Avec un look rappelant étrangement les enceintes allemandes Wolf von Langa, le Polonais Qualio propose une très jolie écoute, plaisante et relaxante, et des sons pleins et une belle articulation. C’est une de mes belles écoutes du Radisson. Ces enceintes 3 voies utilisent un tweeter Mundorf AMT débaflé, un médium SB Acoustic débaflé de 6,5 pouces et un woofer 10 pouces installé dans une ébénisterie très conséquente au regard de sa taille. Le prix de 5.500 € demandé pour la paire (prix de lancement a priori) me semble en tout cas ultra-compétitif.

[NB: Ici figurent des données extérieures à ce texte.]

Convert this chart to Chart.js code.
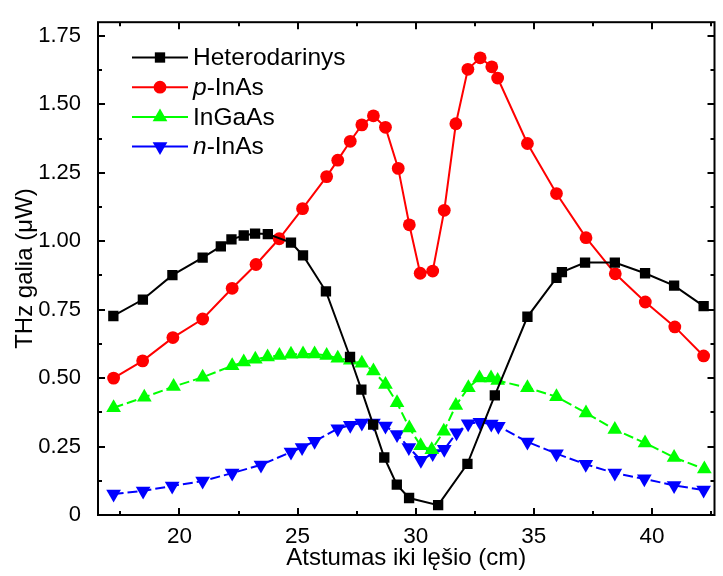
<!DOCTYPE html>
<html lang="lt">
<head>
<meta charset="UTF-8">
<title>THz galia</title>
<script src="https://cdn.jsdelivr.net/npm/chart.js"></script>
<style>
    html, body { margin: 0; padding: 0; background: #fff; }
</style>
</head>
<body>
<canvas id="thzChart" width="723" height="576"></canvas>

<script>
    // Duomenys nuskaityti nuo grafiko (x - cm, y - uW)
    const heteroX = [17.2, 18.45, 19.7, 20.98, 21.75, 22.2, 22.72, 23.2, 23.74, 24.72, 25.23, 26.2, 27.22, 27.7, 28.2, 28.67, 29.2, 29.72, 30.95, 32.19, 33.35, 34.73, 35.96, 36.19, 37.17, 38.43, 39.71, 40.94, 42.19];
    const heteroY = [0.727, 0.787, 0.876, 0.94, 0.981, 1.007, 1.021, 1.028, 1.026, 0.995, 0.948, 0.817, 0.577, 0.458, 0.330, 0.21, 0.111, 0.062, 0.036, 0.187, 0.437, 0.724, 0.866, 0.887, 0.922, 0.922, 0.883, 0.838, 0.763];

    const pInAsX = [17.21, 18.44, 19.72, 20.98, 22.23, 23.24, 24.22, 25.21, 26.23, 26.7, 27.23, 27.72, 28.21, 28.72, 29.26, 29.73, 30.19, 30.72, 31.21, 31.7, 32.21, 32.73, 33.22, 33.47, 34.73, 35.96, 37.21, 38.45, 39.72, 40.97, 42.19];
    const pInAsY = [0.50, 0.563, 0.648, 0.716, 0.828, 0.915, 1.009, 1.119, 1.236, 1.296, 1.365, 1.425, 1.458, 1.416, 1.266, 1.060, 0.883, 0.891, 1.113, 1.429, 1.628, 1.670, 1.637, 1.596, 1.357, 1.174, 1.013, 0.881, 0.778, 0.687, 0.581];

    const inGaAsX = [17.21, 18.51, 19.75, 20.98, 22.23, 22.72, 23.21, 23.73, 24.23, 24.72, 25.23, 25.72, 26.23, 26.7, 27.23, 27.72, 28.21, 28.72, 29.21, 29.73, 30.21, 30.68, 31.19, 31.7, 32.23, 32.7, 33.19, 33.47, 34.73, 35.96, 37.21, 38.43, 39.71, 40.94, 42.22];
    const inGaAsY = [0.392, 0.430, 0.469, 0.503, 0.545, 0.559, 0.569, 0.577, 0.583, 0.587, 0.588, 0.588, 0.583, 0.573, 0.565, 0.554, 0.526, 0.477, 0.41, 0.318, 0.253, 0.238, 0.306, 0.40, 0.465, 0.50, 0.50, 0.491, 0.465, 0.432, 0.373, 0.312, 0.263, 0.210, 0.168];

    const nInAsX = [17.21, 18.46, 19.69, 20.98, 22.23, 23.45, 24.72, 25.19, 25.72, 26.7, 27.23, 27.72, 28.21, 28.72, 29.21, 29.71, 30.22, 30.72, 31.21, 31.73, 32.22, 32.72, 33.2, 33.5, 34.73, 35.96, 37.2, 38.43, 39.68, 40.94, 42.19];
    const nInAsY = [0.077, 0.088, 0.106, 0.124, 0.153, 0.183, 0.230, 0.247, 0.269, 0.315, 0.328, 0.336, 0.336, 0.325, 0.294, 0.247, 0.20, 0.225, 0.24, 0.30, 0.333, 0.339, 0.332, 0.324, 0.267, 0.224, 0.185, 0.153, 0.132, 0.108, 0.091];

    // Ašių padalos
    const xMajor = [20, 25, 30, 35, 40];
    const xMinor = [17.5, 22.5, 27.5, 32.5, 37.5, 42.5];
    const yMajor = [0, 0.25, 0.5, 0.75, 1.0, 1.25, 1.5, 1.75];
    const yMinor = [0.125, 0.375, 0.625, 0.875, 1.125, 1.375, 1.625];

    const FONT = "'Liberation Sans', Arial, sans-serif";

    function toPoints(xs, ys) {
        return xs.map((x, i) => ({ x: x, y: ys[i] }));
    }

    function yLabel(v) {
        return v === 0 ? '0' : v.toFixed(2);
    }

    // Rėmelis ir padalų brūkšneliai į vidų
    const framePlugin = {
        id: 'frameTicks',
        afterDraw(chart) {
            const ctx = chart.ctx;
            const a = chart.chartArea;
            const xs = chart.scales.x, ys = chart.scales.y;
            ctx.save();
            ctx.strokeStyle = '#000';
            ctx.lineWidth = 2;
            ctx.strokeRect(a.left, a.top, a.right - a.left, a.bottom - a.top);
            ctx.beginPath();
            const tick = (vals, len) => {
                vals.forEach(v => {
                    const px = Math.round(xs.getPixelForValue(v));
                    ctx.moveTo(px, a.bottom); ctx.lineTo(px, a.bottom - len);
                    ctx.moveTo(px, a.top); ctx.lineTo(px, a.top + len);
                });
            };
            const tickY = (vals, len) => {
                vals.forEach(v => {
                    const py = Math.round(ys.getPixelForValue(v));
                    ctx.moveTo(a.left, py); ctx.lineTo(a.left + len, py);
                    ctx.moveTo(a.right, py); ctx.lineTo(a.right - len, py);
                });
            };
            tick(xMajor, 7); tick(xMinor, 4);
            tickY(yMajor, 7); tickY(yMinor, 4);
            ctx.stroke();
            ctx.restore();
        }
    };

    // Legenda: linija + žymeklis + tekstas (p, n kursyvu)
    const legendPlugin = {
        id: 'lineLegend',
        afterDraw(chart) {
            const ctx = chart.ctx;
            const parts = [
                [['', 'Heterodarinys']],
                [['p', '-InAs']],
                [['', 'InGaAs']],
                [['n', '-InAs']]
            ];
            ctx.save();
            chart.data.datasets.forEach((ds, i) => {
                const y = 57.5 + i * 29.7;
                ctx.strokeStyle = ds.borderColor;
                ctx.lineWidth = 2;
                ctx.setLineDash([]);
                ctx.beginPath();
                ctx.moveTo(132, y); ctx.lineTo(188, y);
                ctx.stroke();
                ctx.fillStyle = ds.pointBackgroundColor;
                Chart.helpers.drawPoint(ctx, {
                    pointStyle: ds.pointStyle,
                    radius: ds.pointRadius,
                    rotation: ds.pointRotation || 0,
                    borderWidth: 0
                }, 160, y);
                ctx.fillStyle = '#000';
                ctx.textBaseline = 'middle';
                ctx.textAlign = 'left';
                let x = 193;
                parts[i].forEach(([it, rest]) => {
                    if (it) {
                        ctx.font = 'italic 24.5px ' + FONT;
                        ctx.fillText(it, x, y + 1);
                        x += ctx.measureText(it).width;
                    }
                    ctx.font = '24.5px ' + FONT;
                    ctx.fillText(rest, x, y + 1);
                    x += ctx.measureText(rest).width;
                });
            });
            ctx.restore();
        }
    };

    function series(label, xs, ys, color, style, radius, dash, rot) {
        return {
            label: label,
            data: toPoints(xs, ys),
            borderColor: color,
            backgroundColor: color,
            pointBackgroundColor: color,
            borderWidth: 2,
            borderDash: dash,
            pointStyle: style,
            pointRadius: radius,
            pointRotation: rot,
            pointBorderWidth: 0,
            pointHoverRadius: radius,
            tension: 0
        };
    }

    const config = {
        type: 'line',
        data: {
            datasets: [
                series('Heterodarinys', heteroX, heteroY, '#000000', 'rect', 7.3, [], 0),
                series('p-InAs', pInAsX, pInAsY, '#ff0000', 'circle', 6.4, [], 0),
                series('InGaAs', inGaAsX, inGaAsY, '#00ff00', 'triangle', 8.5, [10, 4], 0),
                series('n-InAs', nInAsX, nInAsY, '#0000ff', 'triangle', 8.5, [10, 4], 180)
            ]
        },
        options: {
            responsive: false,
            animation: false,
            devicePixelRatio: 1,
            layout: { padding: { top: 5, right: 2, left: 0, bottom: 0 } },
            plugins: {
                legend: { display: false },
                tooltip: { enabled: false }
            },
            scales: {
                x: {
                    type: 'linear',
                    min: 16.55,
                    max: 42.65,
                    afterBuildTicks: s => { s.ticks = xMajor.map(v => ({ value: v })); },
                    afterFit: s => { s.height = 61; },
                    ticks: {
                        autoSkip: false, maxRotation: 0, padding: 0, color: '#000',
                        font: { family: FONT, size: 22.5 },
                        callback: v => String(v)
                    },
                    grid: { display: false },
                    border: { display: false },
                    title: {
                        display: true, text: 'Atstumas iki lęšio (cm)', color: '#000',
                        font: { family: FONT, size: 24 },
                        padding: { top: 0, bottom: 3 }
                    }
                },
                y: {
                    type: 'linear',
                    min: 0,
                    max: 1.8,
                    afterBuildTicks: s => { s.ticks = yMajor.map(v => ({ value: v })); },
                    afterFit: s => { s.width = 98; },
                    ticks: {
                        autoSkip: false, padding: 9, color: '#000',
                        font: { family: FONT, size: 22 },
                        callback: v => yLabel(v)
                    },
                    grid: { display: false },
                    border: { display: false },
                    title: {
                        display: true, text: 'THz galia (μW)', color: '#000',
                        font: { family: FONT, size: 24 },
                        padding: { top: 11, bottom: 0 }
                    }
                }
            }
        },
        plugins: [framePlugin, legendPlugin]
    };

    const chart = new Chart(document.getElementById('thzChart').getContext('2d'), config);
</script>
</body>
</html>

Silent Pound est une marque d’enceintes lituaniennes. Le modèle exposé est conçu pour améliorer la réponse et la mise en phase de l’enceinte dans n’importe quel type de pièce en se basant sur une technologie line array de haut-parleurs disposant tous d’amorces de pavillon.
C’est une enceinte plutôt bien finie, mais les conditions acoustiques (bruit ambiant, passage…) ne m’ont pas permis de me faire une idée précise de l’intérêt de ce produit. Dommage…

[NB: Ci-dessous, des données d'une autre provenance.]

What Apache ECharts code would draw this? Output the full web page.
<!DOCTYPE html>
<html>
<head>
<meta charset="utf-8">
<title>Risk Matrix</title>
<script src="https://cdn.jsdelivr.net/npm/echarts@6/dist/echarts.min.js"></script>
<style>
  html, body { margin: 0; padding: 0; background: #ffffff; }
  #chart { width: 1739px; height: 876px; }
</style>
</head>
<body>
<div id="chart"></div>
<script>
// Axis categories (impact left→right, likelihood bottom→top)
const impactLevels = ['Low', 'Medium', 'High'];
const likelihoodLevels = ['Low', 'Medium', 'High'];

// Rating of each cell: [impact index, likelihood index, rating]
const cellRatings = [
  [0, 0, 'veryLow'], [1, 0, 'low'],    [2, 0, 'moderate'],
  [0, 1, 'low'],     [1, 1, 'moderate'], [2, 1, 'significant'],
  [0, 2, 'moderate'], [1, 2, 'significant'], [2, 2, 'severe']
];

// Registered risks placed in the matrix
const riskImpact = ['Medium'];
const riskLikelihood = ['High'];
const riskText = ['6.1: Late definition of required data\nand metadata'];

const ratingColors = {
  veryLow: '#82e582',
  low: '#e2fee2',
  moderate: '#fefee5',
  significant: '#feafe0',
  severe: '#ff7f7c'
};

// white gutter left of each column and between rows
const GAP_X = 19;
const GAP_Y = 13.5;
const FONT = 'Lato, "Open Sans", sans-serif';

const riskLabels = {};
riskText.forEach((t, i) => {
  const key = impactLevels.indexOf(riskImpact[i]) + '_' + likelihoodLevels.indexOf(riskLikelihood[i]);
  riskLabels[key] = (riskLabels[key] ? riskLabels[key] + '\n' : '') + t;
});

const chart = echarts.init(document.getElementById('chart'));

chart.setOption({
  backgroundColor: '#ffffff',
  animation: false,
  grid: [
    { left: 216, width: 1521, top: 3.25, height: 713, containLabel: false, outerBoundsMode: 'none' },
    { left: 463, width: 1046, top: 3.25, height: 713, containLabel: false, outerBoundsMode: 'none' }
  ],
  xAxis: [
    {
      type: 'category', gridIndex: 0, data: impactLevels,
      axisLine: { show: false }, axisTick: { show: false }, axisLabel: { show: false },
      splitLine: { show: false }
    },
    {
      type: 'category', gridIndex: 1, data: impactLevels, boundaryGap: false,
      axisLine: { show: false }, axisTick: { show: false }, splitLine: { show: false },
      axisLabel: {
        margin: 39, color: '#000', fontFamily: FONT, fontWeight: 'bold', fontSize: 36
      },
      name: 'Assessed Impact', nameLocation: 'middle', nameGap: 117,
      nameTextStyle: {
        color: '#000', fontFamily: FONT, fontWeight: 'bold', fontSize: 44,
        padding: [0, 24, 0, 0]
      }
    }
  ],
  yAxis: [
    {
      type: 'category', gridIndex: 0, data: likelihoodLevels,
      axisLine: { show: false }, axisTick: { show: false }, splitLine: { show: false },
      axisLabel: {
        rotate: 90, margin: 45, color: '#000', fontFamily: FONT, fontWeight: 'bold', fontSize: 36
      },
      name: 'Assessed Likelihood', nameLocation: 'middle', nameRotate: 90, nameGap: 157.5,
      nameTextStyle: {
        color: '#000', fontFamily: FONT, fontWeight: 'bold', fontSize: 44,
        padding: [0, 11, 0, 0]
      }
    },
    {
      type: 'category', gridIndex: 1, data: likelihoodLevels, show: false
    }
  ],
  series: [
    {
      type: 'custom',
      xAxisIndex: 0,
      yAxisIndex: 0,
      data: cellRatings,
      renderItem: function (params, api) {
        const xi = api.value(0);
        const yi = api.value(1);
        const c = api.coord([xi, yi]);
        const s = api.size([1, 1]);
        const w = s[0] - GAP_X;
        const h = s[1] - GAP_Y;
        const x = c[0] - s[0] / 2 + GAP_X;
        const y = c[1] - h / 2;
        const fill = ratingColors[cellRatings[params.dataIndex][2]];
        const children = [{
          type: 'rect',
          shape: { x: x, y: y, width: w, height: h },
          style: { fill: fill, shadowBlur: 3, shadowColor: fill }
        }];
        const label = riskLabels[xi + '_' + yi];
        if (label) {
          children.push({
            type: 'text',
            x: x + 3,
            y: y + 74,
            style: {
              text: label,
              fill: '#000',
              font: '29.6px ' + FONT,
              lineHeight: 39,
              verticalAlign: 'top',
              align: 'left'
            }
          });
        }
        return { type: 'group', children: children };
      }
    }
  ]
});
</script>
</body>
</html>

Sky Audio fabrique des amplificateurs à tubes OTL. Les réalisations ont l’air soignées et la démo sur ces grosses Tannoy avait des réminiscences de musique d’antan mais avec la rapidité typique des montages OTL. Difficile de trouver beaucoup d’informations à ce sujet. Les amplificateurs sont fabriqués à la main sur commande, autant dire que le marché est totalement local.
Lumin / Westminster Lab / Trenner & Friedl : l’alliance de Hong Kong avec l’artisanat autrichien !
C’est un résultat particulièrement propre et rigoureux qui ressort de cet attelage. Les timbres sont très variés et d’une beauté rare.
Dommage que la programmation musicale de cette salle ne permette pas de se faire une idée précise des limites du système. L’utilisation du modèle Phi (conçu en fonction du nombre d’or), large bande étant quand même limité dans le grave, doit sans doute influencer les choix des démonstrateurs.
Quelque chose me laisse à penser néanmoins que celles-ci doivent être assez lointaines et qu’il y a énormément de potentiel dans ce système. A suivre ?
Terminons ce premier épisode dédié au Radisson Sobieski avec un fabricant de cordons secteur, WK Audio. Pour une fois, le fabricant n’hésitait pas à rebrancher et débrancher son cordon en alternant avec un câble standard pour illustrer l’apport de ses réalisations. Assez convaincant même si la qualité des matériaux employés fait que son haut de gamme (plus de 4.000 €) ne s’adressera pas à toutes les bourses. Les apports sur l’image, la focalisation, la dynamique, ne se sont pas faites au détriment de la qualité des timbres, comme c’est souvent le cas malheureusement. Une jolie démonstration, pleine de bon sens et d’humilité.
Merci pour ce retour très intéressant qui met en avant les productions locales. Ca donne juste envie d’aller jusqu’au fond de la Lituanie pour découvrir ces artisans.. y a plus qu’à !!
Merci pour ce beau reportage, dévoué et opportun. Un bon teaser pour le petit salon de la HiFi de Bruxelles ce week-end ! Cordialement, s.